After our swimming adventure we headed home for a short nap and then headed over to the Pyle's. Amanda (aka "AA") and JP are building a beautiful house not very far from us. We have seen the house in passing, but haven't had the chance to go in and "look around". Saturday we stopped by for a visit. It was a special visit because 1.) We got to see their amazing house (Love it, love it!) and 2.) Amanda and JP got to "really" meet Morgan Kate. The best part was that Amanda even got to hold her. Morgan Kate was so excited!

Morgan Kate loved seeing JP and AA, as well as looking around their house. She was enthralled with their light fixtures and of course this terrific mirror.


Sunday, May 31
The 4th grade team at my school (including me), gave a baby shower for this terrific mommy-to-be. It was a wonderful shower and I thoroughly enjoyed seeing lots of people that I haven't seen in quite some time. Jessa looked absolutely beautiful and got so many nice things. I can't wait to meet Baby Stewart!
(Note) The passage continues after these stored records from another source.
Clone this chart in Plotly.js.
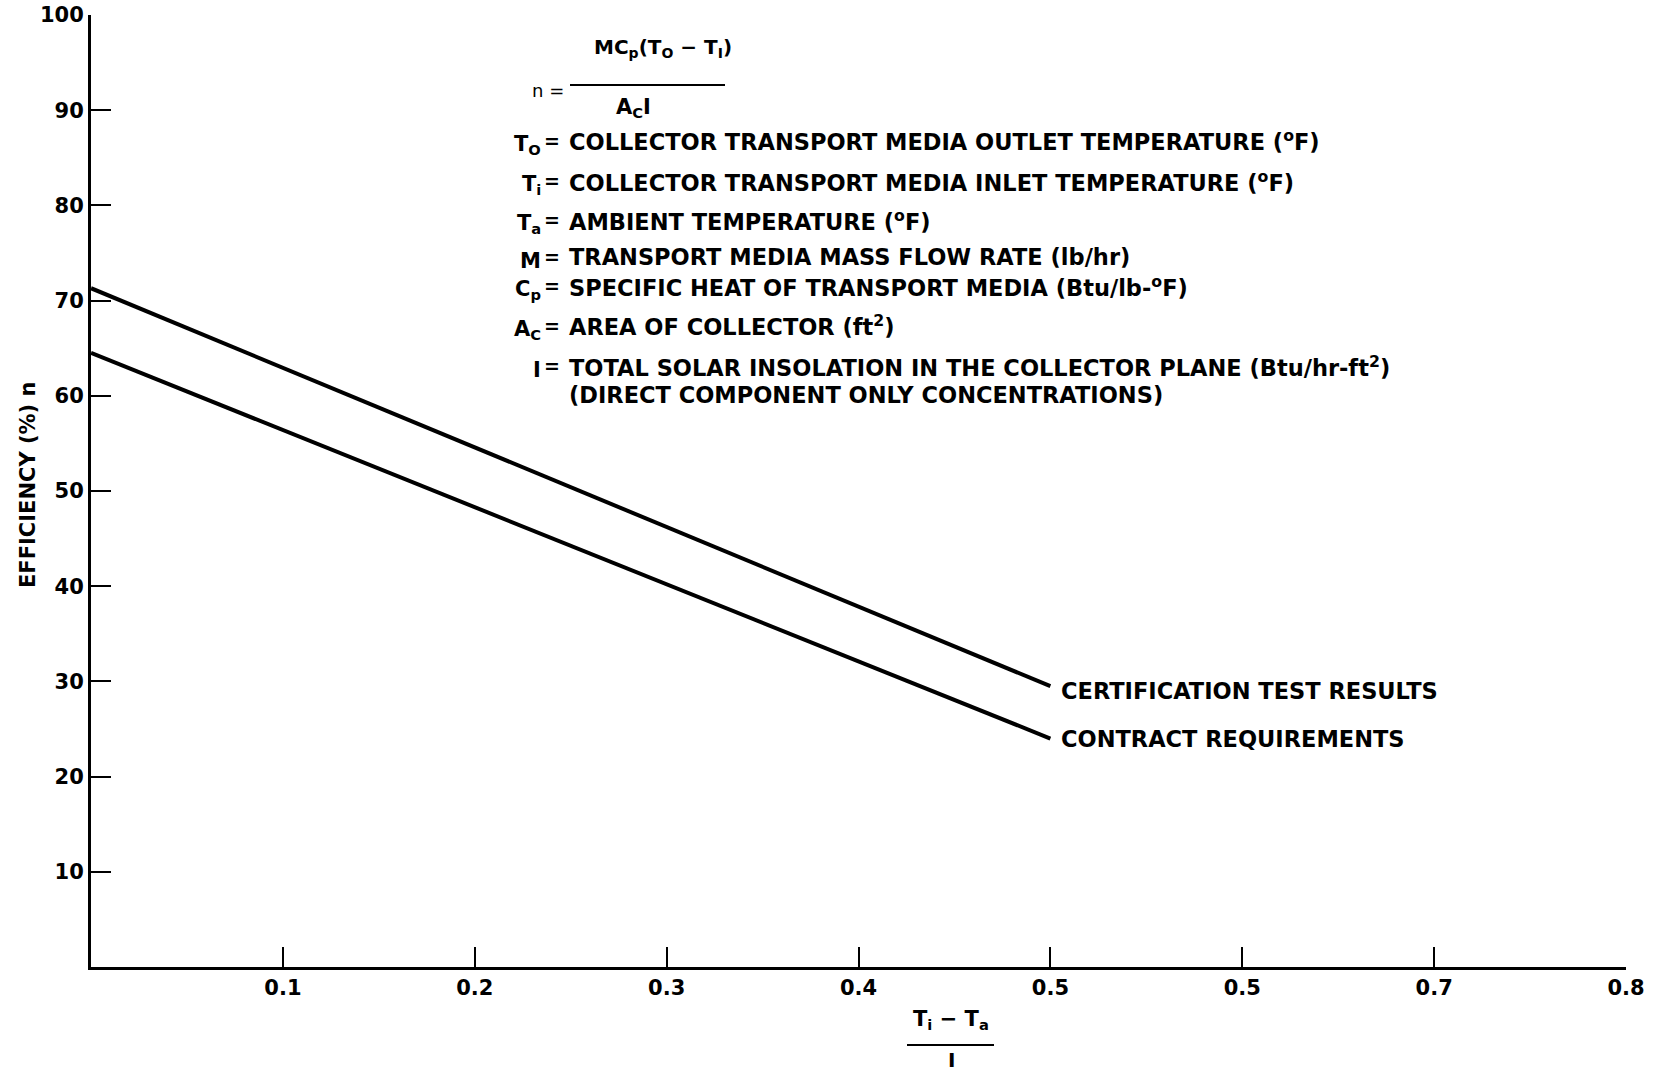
<!DOCTYPE html>
<html>
<head>
<meta charset="utf-8">
<script src="https://cdn.plot.ly/plotly-3.0.1.min.js"></script>
<style>html,body{margin:0;padding:0;background:#fff;}#chart{width:1663px;height:1075px;}</style>
</head>
<body>
<div id="chart"></div>
<script>
// ---- data ----
const xValues = [0, 0.5];
const certificationTest = [71.3, 29.5];
const contractReq = [64.5, 24.0];
const seriesNames = ["CERTIFICATION TEST RESULTS", "CONTRACT REQUIREMENTS"];
const xTickVals = [0.1, 0.2, 0.3, 0.4, 0.5, 0.6, 0.7, 0.8];
const xTickText = ["0.1", "0.2", "0.3", "0.4", "0.5", "0.5", "0.7", "0.8"];
const yTickVals = [10, 20, 30, 40, 50, 60, 70, 80, 90, 100];
const yTickText = ["10", "20", "30", "40", "50", "60", "70", "80", "90", "100"];

const defSymbols = ["T<sub>O</sub>", "T<sub>i</sub>", "T<sub>a</sub>", "M", "C<sub>p</sub>", "A<sub>C</sub>", "I", ""];
const defTexts = [
  "COLLECTOR TRANSPORT MEDIA OUTLET TEMPERATURE (<sup>o</sup>F)",
  "COLLECTOR TRANSPORT MEDIA INLET TEMPERATURE (<sup>o</sup>F)",
  "AMBIENT TEMPERATURE (<sup>o</sup>F)",
  "TRANSPORT MEDIA MASS FLOW RATE (lb/hr)",
  "SPECIFIC HEAT OF TRANSPORT MEDIA (Btu/lb-<sup>o</sup>F)",
  "AREA OF COLLECTOR (ft<sup>2</sup>)",
  "TOTAL SOLAR INSOLATION IN THE COLLECTOR PLANE (Btu/hr-ft<sup>2</sup>)",
  "(DIRECT COMPONENT ONLY CONCENTRATIONS)"
];

// ---- styling ----
const FONT = "DejaVu Sans, Liberation Sans, Arial, sans-serif";
const boldFont = (size) => ({family: FONT, size: size, color: "#000", weight: "bold"});

// layout helpers: pixel -> paper
const L = 91, R = 37, T = 15, B = 108, W = 1663, H = 1075;
const pw = W - L - R, ph = H - T - B;
const px = (X) => (X - L) / pw;
const py = (Y) => (H - B - Y) / ph;

const traces = [
  {x: xValues, y: certificationTest, name: seriesNames[0], mode: "lines",
   line: {color: "#000", width: 4}, showlegend: false, hoverinfo: "skip"},
  {x: xValues, y: contractReq, name: seriesNames[1], mode: "lines",
   line: {color: "#000", width: 4}, showlegend: false, hoverinfo: "skip"}
];

const annotations = [];
// series labels at line ends
[certificationTest, contractReq].forEach((vals, i) => {
  annotations.push({
    x: xValues[xValues.length - 1], y: vals[vals.length - 1], xref: "x", yref: "y",
    text: seriesNames[i], showarrow: false, xanchor: "left", yanchor: "middle",
    xshift: 9, yshift: i === 0 ? -5 : 0, font: boldFont(22.5)
  });
});

// formula
annotations.push({x: px(663), y: py(48), xref: "paper", yref: "paper",
  text: "MC<sub>p</sub>(T<sub>O</sub> − T<sub>I</sub>)", showarrow: false,
  xanchor: "center", yanchor: "middle", font: boldFont(20)});
annotations.push({x: px(566), y: py(90), xref: "paper", yref: "paper",
  text: "n =", showarrow: false, xanchor: "right", yanchor: "middle", font: {family: FONT, size: 18, color: "#000"}});
annotations.push({x: px(633), y: py(108), xref: "paper", yref: "paper",
  text: "A<sub>C</sub>I", showarrow: false, xanchor: "center", yanchor: "middle", font: boldFont(21)});

// definitions
const defY = [141, 181, 220, 257, 286, 326, 366, 395];
defY.forEach((Y, i) => {
  if (defSymbols[i]) {
    annotations.push({x: px(543), y: py(Y + 4), xref: "paper", yref: "paper",
      text: defSymbols[i], showarrow: false, xanchor: "right", yanchor: "middle", font: boldFont(21)});
    annotations.push({x: px(552), y: py(Y), xref: "paper", yref: "paper",
      text: "=", showarrow: false, xanchor: "center", yanchor: "middle", font: boldFont(19)});
  }
  annotations.push({x: px(567), y: py(Y), xref: "paper", yref: "paper",
    text: defTexts[i], showarrow: false, xanchor: "left", yanchor: "middle", font: boldFont(22.5)});
});

// y axis title
annotations.push({x: px(28), y: py(485), xref: "paper", yref: "paper",
  text: "EFFICIENCY (%) n", textangle: -90, showarrow: false,
  xanchor: "center", yanchor: "middle", font: boldFont(21)});

// x axis title (fraction)
annotations.push({x: px(951), y: py(1020), xref: "paper", yref: "paper",
  text: "T<sub>i</sub> − T<sub>a</sub>", showarrow: false, xanchor: "center", yanchor: "middle", font: boldFont(21)});
annotations.push({x: px(951), y: py(1060), xref: "paper", yref: "paper",
  text: "I", showarrow: false, xanchor: "center", yanchor: "middle", font: boldFont(20)});

const shapes = [
  {type: "line", xref: "paper", yref: "paper", x0: px(570), x1: px(725), y0: py(85), y1: py(85),
   line: {color: "#000", width: 2}},
  {type: "line", xref: "paper", yref: "paper", x0: px(907), x1: px(994), y0: py(1045), y1: py(1045),
   line: {color: "#000", width: 2}}
];

const axisCommon = {
  showline: true, linecolor: "#000", linewidth: 3, mirror: false,
  ticks: "inside", ticklen: 20, tickwidth: 2, tickcolor: "#000",
  showgrid: false, zeroline: false, tickfont: boldFont(21), fixedrange: true
};

const layout = {
  width: W, height: H,
  margin: {l: L, r: R, t: T, b: B, pad: 0},
  paper_bgcolor: "#fff", plot_bgcolor: "#fff",
  xaxis: Object.assign({}, axisCommon, {range: [0, 0.8], tickmode: "array", tickvals: xTickVals, ticktext: xTickText}),
  yaxis: Object.assign({}, axisCommon, {range: [0, 100], tickmode: "array", tickvals: yTickVals, ticktext: yTickText}),
  annotations: annotations,
  shapes: shapes,
  showlegend: false
};

Plotly.newPlot("chart", traces, layout, {staticPlot: true, displayModeBar: false});
</script>
</body>
</html>
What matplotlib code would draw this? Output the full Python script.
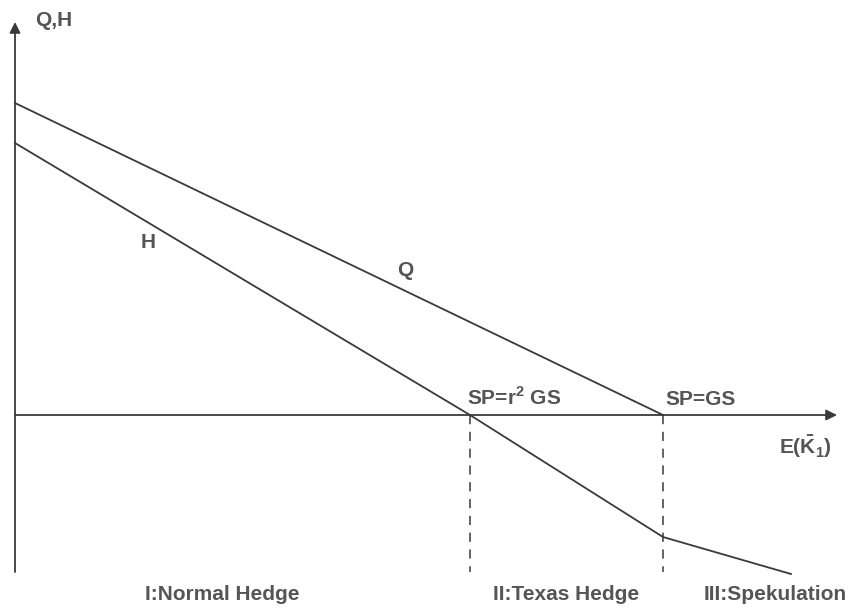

Mrs. Ward, shower hostess extraordinaire, graciously offered her house for the shower. Her house is absolutely amazing and not too far from where I live. Therefore, at the end of the shower I just had to call Travis and ask him to bring Morgan Kate. My 4th grade "girls" have not seen Morgan Kate since coming home from the hospital. I have been dying to share her with them, so I jumped at the opportunity. Pictured below is the 4th grade team, minus one, with Morgan Kate. 

As always, I had my hand sanitizer very close, so I passed it around and Morgan Kate got the chance to be held by Mrs. Ward, Hollie, and Jessa. It was such a special moment for me!
MK and "Bling Bling"

MK and Hollie

MK and Jessa

After meeting everyone MK got a little hungry. I really think she just wanted something to "gnaw" on. Teething is tough work! I didn't have a bottle, so I just gave her a carrot to gum until we left. It worked!


I happen to think we live in a awesome neighborhood with some of the best neighbors/friends. Many nights we can all be found "congregating" in someone's front yard or in the middle of the street. Last night was no different. And last night was super special because Lauren (aka "Lala") got to hold Morgan Kate for the first time. Lauren had THE magic touch. After only a few minutes Morgan Kate fell fast asleep. It was the sweetest thing ever and I just had to snap a few pictures! Lauren may have to come down every night and put Morgan Kate to sleep. Last night she slept the entire night through and didn't wake up until 8 this morning. Wow!



A weekend full of fun and firsts, indeed.

I didn't do so well using only a few words, did I?